(Source excerpt):

-- begin --

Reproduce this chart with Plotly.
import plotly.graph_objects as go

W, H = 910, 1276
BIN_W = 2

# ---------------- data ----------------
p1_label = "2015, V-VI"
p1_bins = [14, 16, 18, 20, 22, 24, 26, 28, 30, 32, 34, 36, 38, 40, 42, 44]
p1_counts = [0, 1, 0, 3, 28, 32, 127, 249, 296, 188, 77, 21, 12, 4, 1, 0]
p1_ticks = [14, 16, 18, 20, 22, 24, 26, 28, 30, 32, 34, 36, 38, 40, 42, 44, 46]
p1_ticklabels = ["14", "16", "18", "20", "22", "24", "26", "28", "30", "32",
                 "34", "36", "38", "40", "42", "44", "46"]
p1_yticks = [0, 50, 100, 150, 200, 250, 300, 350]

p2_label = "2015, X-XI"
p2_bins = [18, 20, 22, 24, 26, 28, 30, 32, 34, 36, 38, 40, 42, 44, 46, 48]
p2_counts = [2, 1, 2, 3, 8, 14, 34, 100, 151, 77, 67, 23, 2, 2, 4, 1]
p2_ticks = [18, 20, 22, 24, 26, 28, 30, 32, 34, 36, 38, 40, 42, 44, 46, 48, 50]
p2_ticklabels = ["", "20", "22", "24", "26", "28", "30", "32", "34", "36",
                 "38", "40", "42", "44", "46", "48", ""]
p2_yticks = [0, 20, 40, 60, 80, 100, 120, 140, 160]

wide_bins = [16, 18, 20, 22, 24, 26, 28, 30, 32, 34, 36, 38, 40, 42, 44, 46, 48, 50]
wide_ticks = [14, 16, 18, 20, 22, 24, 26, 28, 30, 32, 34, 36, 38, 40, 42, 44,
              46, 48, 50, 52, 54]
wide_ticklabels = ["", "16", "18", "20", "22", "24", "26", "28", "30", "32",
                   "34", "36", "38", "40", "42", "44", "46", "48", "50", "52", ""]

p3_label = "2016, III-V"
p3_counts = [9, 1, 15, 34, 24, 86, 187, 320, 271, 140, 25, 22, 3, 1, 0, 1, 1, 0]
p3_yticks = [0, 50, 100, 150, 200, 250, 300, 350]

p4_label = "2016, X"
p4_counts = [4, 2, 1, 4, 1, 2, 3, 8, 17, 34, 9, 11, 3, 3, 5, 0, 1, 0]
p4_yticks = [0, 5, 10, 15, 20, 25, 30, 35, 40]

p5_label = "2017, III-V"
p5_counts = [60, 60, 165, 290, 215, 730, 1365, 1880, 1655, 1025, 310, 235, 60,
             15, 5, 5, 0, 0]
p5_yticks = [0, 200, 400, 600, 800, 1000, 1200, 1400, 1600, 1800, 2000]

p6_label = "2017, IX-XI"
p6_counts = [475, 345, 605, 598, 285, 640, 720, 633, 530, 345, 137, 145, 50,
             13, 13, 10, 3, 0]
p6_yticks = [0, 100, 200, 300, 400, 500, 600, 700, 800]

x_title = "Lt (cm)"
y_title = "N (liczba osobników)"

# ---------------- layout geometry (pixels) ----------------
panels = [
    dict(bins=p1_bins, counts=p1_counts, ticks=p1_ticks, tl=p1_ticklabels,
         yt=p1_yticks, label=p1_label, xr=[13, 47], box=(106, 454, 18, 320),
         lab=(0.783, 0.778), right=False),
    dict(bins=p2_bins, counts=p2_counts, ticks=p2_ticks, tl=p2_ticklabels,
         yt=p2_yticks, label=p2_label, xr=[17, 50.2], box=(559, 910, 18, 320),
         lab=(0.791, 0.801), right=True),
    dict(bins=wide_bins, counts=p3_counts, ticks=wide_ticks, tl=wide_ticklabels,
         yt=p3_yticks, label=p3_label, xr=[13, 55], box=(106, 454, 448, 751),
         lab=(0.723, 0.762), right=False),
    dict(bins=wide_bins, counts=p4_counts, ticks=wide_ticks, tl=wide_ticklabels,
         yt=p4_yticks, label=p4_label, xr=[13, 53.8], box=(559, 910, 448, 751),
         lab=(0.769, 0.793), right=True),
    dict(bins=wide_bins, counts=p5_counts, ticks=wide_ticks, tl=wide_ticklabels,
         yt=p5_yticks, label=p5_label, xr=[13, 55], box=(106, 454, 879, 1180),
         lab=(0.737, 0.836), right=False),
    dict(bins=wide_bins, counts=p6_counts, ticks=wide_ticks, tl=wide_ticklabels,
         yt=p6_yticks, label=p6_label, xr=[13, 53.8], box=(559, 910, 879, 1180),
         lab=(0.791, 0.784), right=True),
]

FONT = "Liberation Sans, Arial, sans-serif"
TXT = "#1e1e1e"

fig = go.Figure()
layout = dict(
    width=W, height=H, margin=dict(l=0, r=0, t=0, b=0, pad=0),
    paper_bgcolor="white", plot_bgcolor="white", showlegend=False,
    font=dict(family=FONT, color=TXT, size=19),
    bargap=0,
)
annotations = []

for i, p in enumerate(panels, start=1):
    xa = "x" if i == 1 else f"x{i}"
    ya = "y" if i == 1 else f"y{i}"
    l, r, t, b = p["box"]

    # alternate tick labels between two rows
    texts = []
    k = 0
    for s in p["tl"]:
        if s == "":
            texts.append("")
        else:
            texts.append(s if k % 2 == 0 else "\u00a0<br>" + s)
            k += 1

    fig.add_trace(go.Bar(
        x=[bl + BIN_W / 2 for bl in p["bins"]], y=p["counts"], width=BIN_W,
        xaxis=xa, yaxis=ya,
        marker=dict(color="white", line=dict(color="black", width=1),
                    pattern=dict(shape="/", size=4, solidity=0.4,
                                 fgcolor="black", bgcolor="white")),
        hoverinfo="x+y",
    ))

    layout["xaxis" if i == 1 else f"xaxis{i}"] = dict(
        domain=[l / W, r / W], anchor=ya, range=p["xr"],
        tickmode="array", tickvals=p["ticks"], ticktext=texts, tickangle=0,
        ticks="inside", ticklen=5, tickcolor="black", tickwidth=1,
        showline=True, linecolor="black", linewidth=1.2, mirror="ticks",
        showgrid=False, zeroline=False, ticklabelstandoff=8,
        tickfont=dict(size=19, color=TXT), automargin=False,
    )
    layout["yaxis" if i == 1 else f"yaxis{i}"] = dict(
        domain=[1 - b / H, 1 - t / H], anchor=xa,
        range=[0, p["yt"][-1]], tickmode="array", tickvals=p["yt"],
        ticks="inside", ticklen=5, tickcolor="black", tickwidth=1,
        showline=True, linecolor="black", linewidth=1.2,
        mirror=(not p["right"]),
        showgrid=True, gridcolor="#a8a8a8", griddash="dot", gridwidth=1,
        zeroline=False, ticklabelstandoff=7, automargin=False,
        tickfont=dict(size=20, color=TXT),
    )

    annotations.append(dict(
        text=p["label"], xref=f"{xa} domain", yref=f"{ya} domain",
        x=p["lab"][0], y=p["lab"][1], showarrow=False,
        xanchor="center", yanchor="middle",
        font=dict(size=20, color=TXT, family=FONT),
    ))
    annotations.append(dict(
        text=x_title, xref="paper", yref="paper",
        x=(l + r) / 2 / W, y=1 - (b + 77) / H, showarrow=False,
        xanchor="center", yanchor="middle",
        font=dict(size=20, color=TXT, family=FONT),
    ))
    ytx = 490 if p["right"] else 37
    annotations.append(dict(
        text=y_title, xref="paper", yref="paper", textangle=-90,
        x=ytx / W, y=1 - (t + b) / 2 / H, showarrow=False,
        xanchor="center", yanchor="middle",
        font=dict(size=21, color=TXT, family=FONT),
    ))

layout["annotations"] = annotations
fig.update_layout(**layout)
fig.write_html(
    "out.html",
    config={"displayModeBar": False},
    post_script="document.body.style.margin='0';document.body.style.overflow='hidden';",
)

-- end --

(What you will do): Only the lines from the start of the data to the line holding "p1_yticks = [0, 50, 100, 150, 200, 250, 300, 350]" are wanted; return them exactly, both ends included.

(Exercise solution):
Reproduce this chart with Plotly.
import plotly.graph_objects as go

W, H = 910, 1276
BIN_W = 2

# ---------------- data ----------------
p1_label = "2015, V-VI"
p1_bins = [14, 16, 18, 20, 22, 24, 26, 28, 30, 32, 34, 36, 38, 40, 42, 44]
p1_counts = [0, 1, 0, 3, 28, 32, 127, 249, 296, 188, 77, 21, 12, 4, 1, 0]
p1_ticks = [14, 16, 18, 20, 22, 24, 26, 28, 30, 32, 34, 36, 38, 40, 42, 44, 46]
p1_ticklabels = ["14", "16", "18", "20", "22", "24", "26", "28", "30", "32",
                 "34", "36", "38", "40", "42", "44", "46"]
p1_yticks = [0, 50, 100, 150, 200, 250, 300, 350]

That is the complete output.